Speaker: Cauê Borlina, MIT

Title: Understanding the Evolution of the Early Solar System through Paleomagnetism of Meteorites


December 3, 2021

Speaker: Colin R. Meyer, Dartmouth

Title: A thermomechanical model for frozen sediments

Abstract: Ice-infiltrated sediment, known as a frozen fringe, leads to phenomena such as frost heave, ice lenses, and meters of debris-rich ice under glaciers. Understanding the dynamics of frozen fringe development is important as frost heave is responsible for damaging infrastructure at high latitudes; frozen sediments at the base of glaciers can modulate glacier flow, influencing the rate of global sea level rise; and frozen water ice exists within the sediments of the top several meters on Mars and in places on the Moon.
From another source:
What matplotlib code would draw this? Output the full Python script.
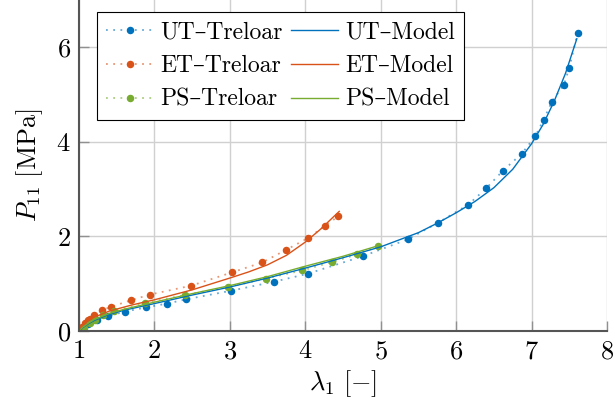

Here we study the fluid physics of interstitial freezing water in sediments and focus on the conditions relevant for subglacial and planetary environments. We describe the thermomechanics of liquid water flow through and freezing in ice-saturated frozen sediments. The force balance that governs the frozen fringe thickness depends on the weight of the overlying material, the thermomolecular force between ice and sediments across premelted films of liquid, and the water pressure within liquid films that is required by flow according to Darcy's law. Our model accounts for premelting at ice-sediment contacts, partial ice saturation of the pore space, water flow through the fringe, the thermodynamics of the ice-water-sediment interface, and vertical force balance. We explicitly account for the formation of ice lenses, regions of pure ice that cleave the fringe at the depth where the interparticle force vanishes.